**DESCRIPTION OF THE TASK:** Your task is to copy the listing exactly. Drop any pictures from the copy.

* * * * * * * * *

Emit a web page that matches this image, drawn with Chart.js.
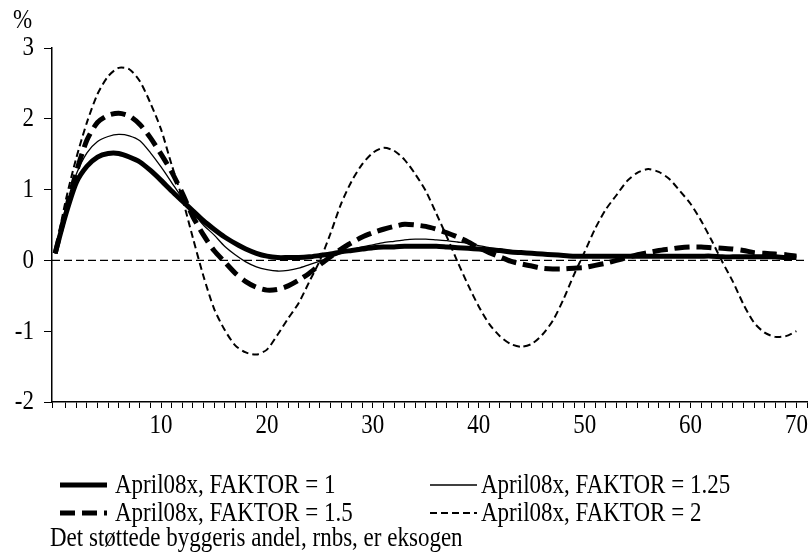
<!DOCTYPE html>
<html><head><meta charset="utf-8">
<script src="https://cdn.jsdelivr.net/npm/chart.js@4.4.1/dist/chart.umd.min.js"></script>
<style>html,body{margin:0;padding:0;background:#fff;} canvas{display:block;}</style>
</head><body>
<canvas id="c" width="808" height="554"></canvas>
<script>
const periods = [0,1,2,3,4,5,6,7,8,9,10,11,12,13,14,15,16,17,18,19,20,21,22,23,24,25,26,27,28,29,30,31,32,33,34,35,36,37,38,39,40,41,42,43,44,45,46,47,48,49,50,51,52,53,54,55,56,57,58,59,60,61,62,63,64,65,66,67,68,69,70];
const faktor1 = [0.10,0.65,1.10,1.33,1.46,1.51,1.51,1.46,1.39,1.27,1.13,0.98,0.84,0.70,0.56,0.44,0.33,0.24,0.16,0.10,0.06,0.04,0.04,0.04,0.05,0.07,0.09,0.12,0.14,0.16,0.18,0.19,0.19,0.20,0.20,0.20,0.20,0.19,0.18,0.17,0.16,0.15,0.14,0.12,0.11,0.10,0.09,0.08,0.07,0.06,0.06,0.06,0.06,0.06,0.06,0.06,0.06,0.06,0.06,0.06,0.06,0.06,0.06,0.05,0.05,0.05,0.05,0.05,0.05,0.04,0.04];
const faktor125 = [0.10,0.75,1.22,1.52,1.68,1.75,1.78,1.76,1.69,1.52,1.32,1.10,0.88,0.68,0.50,0.36,0.20,0.08,-0.02,-0.09,-0.13,-0.15,-0.14,-0.11,-0.06,-0.01,0.04,0.10,0.15,0.19,0.22,0.25,0.27,0.29,0.30,0.30,0.29,0.28,0.26,0.24,0.21,0.18,0.16,0.14,0.12,0.10,0.09,0.08,0.07,0.06,0.05,0.05,0.05,0.05,0.06,0.06,0.07,0.07,0.07,0.07,0.07,0.07,0.06,0.06,0.06,0.05,0.05,0.05,0.05,0.05,0.05];
const faktor15 = [0.10,0.70,1.25,1.70,1.95,2.05,2.08,2.04,1.92,1.73,1.50,1.25,0.95,0.62,0.36,0.14,-0.02,-0.18,-0.30,-0.38,-0.42,-0.41,-0.36,-0.28,-0.18,-0.06,0.05,0.16,0.25,0.33,0.39,0.44,0.48,0.51,0.50,0.48,0.44,0.39,0.33,0.26,0.18,0.11,0.05,-0.01,-0.05,-0.08,-0.11,-0.12,-0.12,-0.11,-0.10,-0.07,-0.04,0.00,0.04,0.08,0.11,0.14,0.16,0.18,0.19,0.19,0.18,0.17,0.16,0.14,0.11,0.10,0.09,0.08,0.06];
const faktor2 = [0.10,0.85,1.45,1.95,2.35,2.60,2.72,2.70,2.53,2.22,1.85,1.35,0.88,0.32,-0.22,-0.68,-0.98,-1.20,-1.30,-1.33,-1.26,-1.05,-0.82,-0.60,-0.30,0.00,0.38,0.80,1.12,1.36,1.52,1.59,1.55,1.42,1.22,0.98,0.66,0.33,-0.02,-0.35,-0.65,-0.90,-1.07,-1.18,-1.22,-1.18,-1.05,-0.85,-0.55,-0.20,0.12,0.45,0.72,0.92,1.12,1.24,1.29,1.25,1.15,0.98,0.80,0.56,0.28,-0.02,-0.30,-0.62,-0.88,-1.02,-1.08,-1.07,-1.00];
const seriesNames = ['April08x, FAKTOR = 1','April08x, FAKTOR = 1.25','April08x, FAKTOR = 1.5','April08x, FAKTOR = 2'];
const xTickLabels = [10,20,30,40,50,60,70];
const yTickLabels = [-2,-1,0,1,2,3];
const unitLabel = '%';
const footnote = 'Det støttede byggeris andel, rnbs, er eksogen';

const FONT = '"Liberation Serif", "Times New Roman", serif';
const STRETCH = 1.22;

function stretchedText(ctx, text, x, y, align) {
  ctx.save();
  ctx.translate(x, y);
  ctx.scale(1, STRETCH);
  ctx.textAlign = align;
  ctx.textBaseline = 'middle';
  ctx.fillText(text, 0, 0);
  ctx.restore();
}

const annot = {
  id: 'annot',
  beforeDatasetsDraw(chart) {
    const {ctx, chartArea: a, scales: {y}} = chart;
    const py = y.getPixelForValue(0);
    ctx.save();
    ctx.strokeStyle = '#000'; ctx.lineWidth = 1.2; ctx.setLineDash([8, 4]);
    ctx.beginPath(); ctx.moveTo(a.left, py); ctx.lineTo(a.right, py); ctx.stroke();
    ctx.restore();
  },
  afterDraw(chart) {
    const {ctx, chartArea: a, scales: {x, y}} = chart;
    ctx.save();
    ctx.fillStyle = '#000';
    ctx.font = '23px ' + FONT;
    yTickLabels.forEach(v => stretchedText(ctx, String(v), a.left - 18, y.getPixelForValue(v), 'right'));
    xTickLabels.forEach(v => stretchedText(ctx, String(v), x.getPixelForValue(v), a.bottom + 24, 'center'));
    stretchedText(ctx, unitLabel, 13, 21, 'left');
    const cols = [{s: 60, t: 115}, {s: 430, t: 481}];
    const rows = [485, 513];
    chart.data.datasets.forEach((d, i) => {
      const c = cols[i % 2], cy = rows[Math.floor(i / 2)];
      ctx.save();
      ctx.strokeStyle = '#000'; ctx.lineWidth = d.borderWidth; ctx.setLineDash(d.borderDash || []);
      ctx.beginPath(); ctx.moveTo(c.s, cy); ctx.lineTo(c.s + 47, cy); ctx.stroke();
      ctx.restore();
      stretchedText(ctx, d.label, c.t, cy + 1, 'left');
    });
    stretchedText(ctx, footnote, 50, 539, 'left');
    ctx.restore();
  }
};

new Chart(document.getElementById('c'), {
  type: 'line',
  data: {
    labels: periods,
    datasets: [
      {label: seriesNames[0], data: faktor1, borderColor: '#000', borderWidth: 5, borderDash: [], pointRadius: 0, tension: 0.25},
      {label: seriesNames[1], data: faktor125, borderColor: '#000', borderWidth: 1.3, borderDash: [], pointRadius: 0, tension: 0.25},
      {label: seriesNames[2], data: faktor15, borderColor: '#000', borderWidth: 5, borderDash: [15, 7], pointRadius: 0, tension: 0.25},
      {label: seriesNames[3], data: faktor2, borderColor: '#000', borderWidth: 2, borderDash: [7, 4], pointRadius: 0, tension: 0.25}
    ]
  },
  options: {
    responsive: false,
    animation: false,
    devicePixelRatio: 1,
    layout: {padding: {top: 48, right: 1, left: 0, bottom: 0}},
    plugins: {legend: {display: false}, tooltip: {enabled: false}, title: {display: false}},
    scales: {
      x: {
        type: 'linear', min: -0.3, max: 71,
        border: {color: '#000', width: 1.5},
        grid: {display: true, drawOnChartArea: false, drawTicks: true, tickLength: 6, color: '#000', lineWidth: 1},
        ticks: {display: false, stepSize: 1, autoSkip: false, maxRotation: 0, minRotation: 0,
          callback: (v) => xTickLabels.includes(v) ? String(v) : ''},
        afterFit(s) { s.height = 152; }
      },
      y: {
        min: -2, max: 3,
        border: {color: '#000', width: 1.5},
        grid: {display: true, drawOnChartArea: false, drawTicks: true, tickLength: 8, color: '#000', lineWidth: 1},
        ticks: {display: false, stepSize: 1,
          callback: (v) => yTickLabels.includes(v) ? String(v) : ''},
        afterFit(s) { s.width = 52; }
      }
    }
  },
  plugins: [annot]
});
</script>
</body></html>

* * * * * * * * *

**ANSWER FOR THIS EXERCISE:**
Emit a web page that matches this image, drawn with Chart.js.
<!DOCTYPE html>
<html><head><meta charset="utf-8">
<script src="https://cdn.jsdelivr.net/npm/chart.js@4.4.1/dist/chart.umd.min.js"></script>
<style>html,body{margin:0;padding:0;background:#fff;} canvas{display:block;}</style>
</head><body>
<canvas id="c" width="808" height="554"></canvas>
<script>
const periods = [0,1,2,3,4,5,6,7,8,9,10,11,12,13,14,15,16,17,18,19,20,21,22,23,24,25,26,27,28,29,30,31,32,33,34,35,36,37,38,39,40,41,42,43,44,45,46,47,48,49,50,51,52,53,54,55,56,57,58,59,60,61,62,63,64,65,66,67,68,69,70];
const faktor1 = [0.10,0.65,1.10,1.33,1.46,1.51,1.51,1.46,1.39,1.27,1.13,0.98,0.84,0.70,0.56,0.44,0.33,0.24,0.16,0.10,0.06,0.04,0.04,0.04,0.05,0.07,0.09,0.12,0.14,0.16,0.18,0.19,0.19,0.20,0.20,0.20,0.20,0.19,0.18,0.17,0.16,0.15,0.14,0.12,0.11,0.10,0.09,0.08,0.07,0.06,0.06,0.06,0.06,0.06,0.06,0.06,0.06,0.06,0.06,0.06,0.06,0.06,0.06,0.05,0.05,0.05,0.05,0.05,0.05,0.04,0.04];
const faktor125 = [0.10,0.75,1.22,1.52,1.68,1.75,1.78,1.76,1.69,1.52,1.32,1.10,0.88,0.68,0.50,0.36,0.20,0.08,-0.02,-0.09,-0.13,-0.15,-0.14,-0.11,-0.06,-0.01,0.04,0.10,0.15,0.19,0.22,0.25,0.27,0.29,0.30,0.30,0.29,0.28,0.26,0.24,0.21,0.18,0.16,0.14,0.12,0.10,0.09,0.08,0.07,0.06,0.05,0.05,0.05,0.05,0.06,0.06,0.07,0.07,0.07,0.07,0.07,0.07,0.06,0.06,0.06,0.05,0.05,0.05,0.05,0.05,0.05];
const faktor15 = [0.10,0.70,1.25,1.70,1.95,2.05,2.08,2.04,1.92,1.73,1.50,1.25,0.95,0.62,0.36,0.14,-0.02,-0.18,-0.30,-0.38,-0.42,-0.41,-0.36,-0.28,-0.18,-0.06,0.05,0.16,0.25,0.33,0.39,0.44,0.48,0.51,0.50,0.48,0.44,0.39,0.33,0.26,0.18,0.11,0.05,-0.01,-0.05,-0.08,-0.11,-0.12,-0.12,-0.11,-0.10,-0.07,-0.04,0.00,0.04,0.08,0.11,0.14,0.16,0.18,0.19,0.19,0.18,0.17,0.16,0.14,0.11,0.10,0.09,0.08,0.06];
const faktor2 = [0.10,0.85,1.45,1.95,2.35,2.60,2.72,2.70,2.53,2.22,1.85,1.35,0.88,0.32,-0.22,-0.68,-0.98,-1.20,-1.30,-1.33,-1.26,-1.05,-0.82,-0.60,-0.30,0.00,0.38,0.80,1.12,1.36,1.52,1.59,1.55,1.42,1.22,0.98,0.66,0.33,-0.02,-0.35,-0.65,-0.90,-1.07,-1.18,-1.22,-1.18,-1.05,-0.85,-0.55,-0.20,0.12,0.45,0.72,0.92,1.12,1.24,1.29,1.25,1.15,0.98,0.80,0.56,0.28,-0.02,-0.30,-0.62,-0.88,-1.02,-1.08,-1.07,-1.00];
const seriesNames = ['April08x, FAKTOR = 1','April08x, FAKTOR = 1.25','April08x, FAKTOR = 1.5','April08x, FAKTOR = 2'];
const xTickLabels = [10,20,30,40,50,60,70];
const yTickLabels = [-2,-1,0,1,2,3];
const unitLabel = '%';
const footnote = 'Det støttede byggeris andel, rnbs, er eksogen';

const FONT = '"Liberation Serif", "Times New Roman", serif';
const STRETCH = 1.22;

function stretchedText(ctx, text, x, y, align) {
  ctx.save();
  ctx.translate(x, y);
  ctx.scale(1, STRETCH);
  ctx.textAlign = align;
  ctx.textBaseline = 'middle';
  ctx.fillText(text, 0, 0);
  ctx.restore();
}

const annot = {
  id: 'annot',
  beforeDatasetsDraw(chart) {
    const {ctx, chartArea: a, scales: {y}} = chart;
    const py = y.getPixelForValue(0);
    ctx.save();
    ctx.strokeStyle = '#000'; ctx.lineWidth = 1.2; ctx.setLineDash([8, 4]);
    ctx.beginPath(); ctx.moveTo(a.left, py); ctx.lineTo(a.right, py); ctx.stroke();
    ctx.restore();
  },
  afterDraw(chart) {
    const {ctx, chartArea: a, scales: {x, y}} = chart;
    ctx.save();
    ctx.fillStyle = '#000';
    ctx.font = '23px ' + FONT;
    yTickLabels.forEach(v => stretchedText(ctx, String(v), a.left - 18, y.getPixelForValue(v), 'right'));
    xTickLabels.forEach(v => stretchedText(ctx, String(v), x.getPixelForValue(v), a.bottom + 24, 'center'));
    stretchedText(ctx, unitLabel, 13, 21, 'left');
    const cols = [{s: 60, t: 115}, {s: 430, t: 481}];
    const rows = [485, 513];
    chart.data.datasets.forEach((d, i) => {
      const c = cols[i % 2], cy = rows[Math.floor(i / 2)];
      ctx.save();
      ctx.strokeStyle = '#000'; ctx.lineWidth = d.borderWidth; ctx.setLineDash(d.borderDash || []);
      ctx.beginPath(); ctx.moveTo(c.s, cy); ctx.lineTo(c.s + 47, cy); ctx.stroke();
      ctx.restore();
      stretchedText(ctx, d.label, c.t, cy + 1, 'left');
    });
    stretchedText(ctx, footnote, 50, 539, 'left');
    ctx.restore();
  }
};

new Chart(document.getElementById('c'), {
  type: 'line',
  data: {
    labels: periods,
    datasets: [
      {label: seriesNames[0], data: faktor1, borderColor: '#000', borderWidth: 5, borderDash: [], pointRadius: 0, tension: 0.25},
      {label: seriesNames[1], data: faktor125, borderColor: '#000', borderWidth: 1.3, borderDash: [], pointRadius: 0, tension: 0.25},
      {label: seriesNames[2], data: faktor15, borderColor: '#000', borderWidth: 5, borderDash: [15, 7], pointRadius: 0, tension: 0.25},
      {label: seriesNames[3], data: faktor2, borderColor: '#000', borderWidth: 2, borderDash: [7, 4], pointRadius: 0, tension: 0.25}
    ]
  },
  options: {
    responsive: false,
    animation: false,
    devicePixelRatio: 1,
    layout: {padding: {top: 48, right: 1, left: 0, bottom: 0}},
    plugins: {legend: {display: false}, tooltip: {enabled: false}, title: {display: false}},
    scales: {
      x: {
        type: 'linear', min: -0.3, max: 71,
        border: {color: '#000', width: 1.5},
        grid: {display: true, drawOnChartArea: false, drawTicks: true, tickLength: 6, color: '#000', lineWidth: 1},
        ticks: {display: false, stepSize: 1, autoSkip: false, maxRotation: 0, minRotation: 0,
          callback: (v) => xTickLabels.includes(v) ? String(v) : ''},
        afterFit(s) { s.height = 152; }
      },
      y: {
        min: -2, max: 3,
        border: {color: '#000', width: 1.5},
        grid: {display: true, drawOnChartArea: false, drawTicks: true, tickLength: 8, color: '#000', lineWidth: 1},
        ticks: {display: false, stepSize: 1,
          callback: (v) => yTickLabels.includes(v) ? String(v) : ''},
        afterFit(s) { s.width = 52; }
      }
    }
  },
  plugins: [annot]
});
</script>
</body></html>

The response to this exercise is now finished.